The screen sizes of tablet devices and the relatively dynamic nature of ads on tablets led the MMA to offer only initial size guidance in this version of the UMAP, including some seven sizes in popular use today and four more formats that are currently in trials. The organization says it will revisit the question of standardizing tablet ads when the market is further along in its initial development phase.

“Because the tablet is so new and because the market is so dominated by one manufacturer, we chose not to set an ad standard but just to give guidance,” Stuart says. “We want to watch the market to see how it develops, and also to see what other tablet formats come to the fore, because that can also dictate sizing standards.”

In addition, the UMAP has recommended that audio ads placed on smartphones – a channel with growth potential given the rise of Internet radio and streaming music services such as Pandora – be standardized around a 15-second length.

The lack of mobile ad standards up to now is “a big deal because it drives agencies batty,” says Stuart. “Sixty ad units is ridiculous. There’s no benefit to the industry from that many ad formats—none whatsoever.”

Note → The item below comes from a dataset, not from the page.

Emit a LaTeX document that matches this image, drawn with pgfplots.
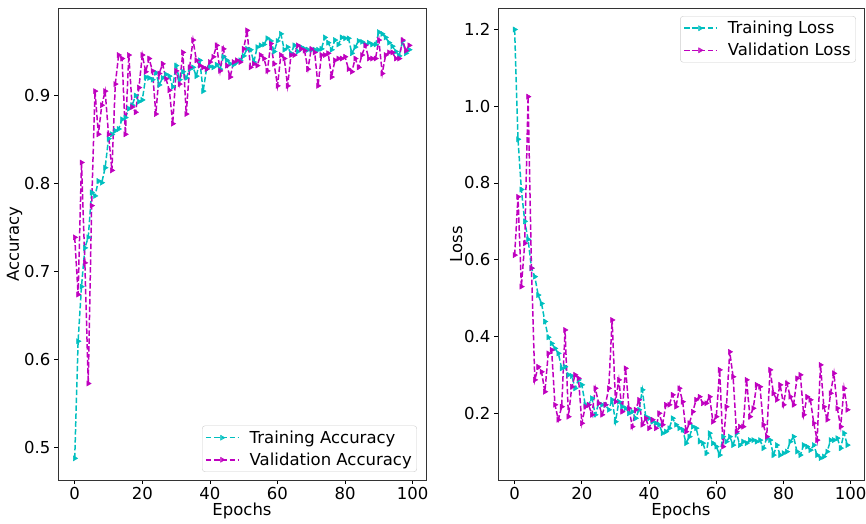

Stuart, who took office at the MMA in October 2010, was formerly president and CEO of the Interactive Advertising Bureau from 2001 to 2007. In that capacity he presided over the IAB’s own efforts to bring order to the welter of online ad formats that had grown up around the Internet.

“One of the big issues in doing Internet advertising back in that day was that the agencies complained about production costs being too high,” he says. “At the end of the day, we they were really saying was that the production costs shouldn’t outweigh the media spend by so much. And that led us to develop guidelines on standardized web ad sizes.”

“Of course,” Stuart jokes, “I used to start out by telling them that if they spent more on Internet media, those production costs wouldn’t look so big. But that only partially solved their problem.”

With the new ad guidelines in hand, Stuart expects publishers and app developers will being to discard the non-compliant ad products, with ad agencies reinforcing the drive to standardized ones.

“And marketers want to start asking their agencies, ‘Are you following these guidelines in creating my campaigns – or are you wasting my money on stuff that isn’t critical to moving my business forward? I don’t want to pay for anything that doesn’t produce value. And having to many ad units produces no value,” says Stuart.

The next step in the standardization process will be a deep-level study of mobile ad formats in other global markets to confirm that these six sizes will work just as efficiently overseas—a necessity for an industry like mobile, whose universal reach exceeds even that of web advertising.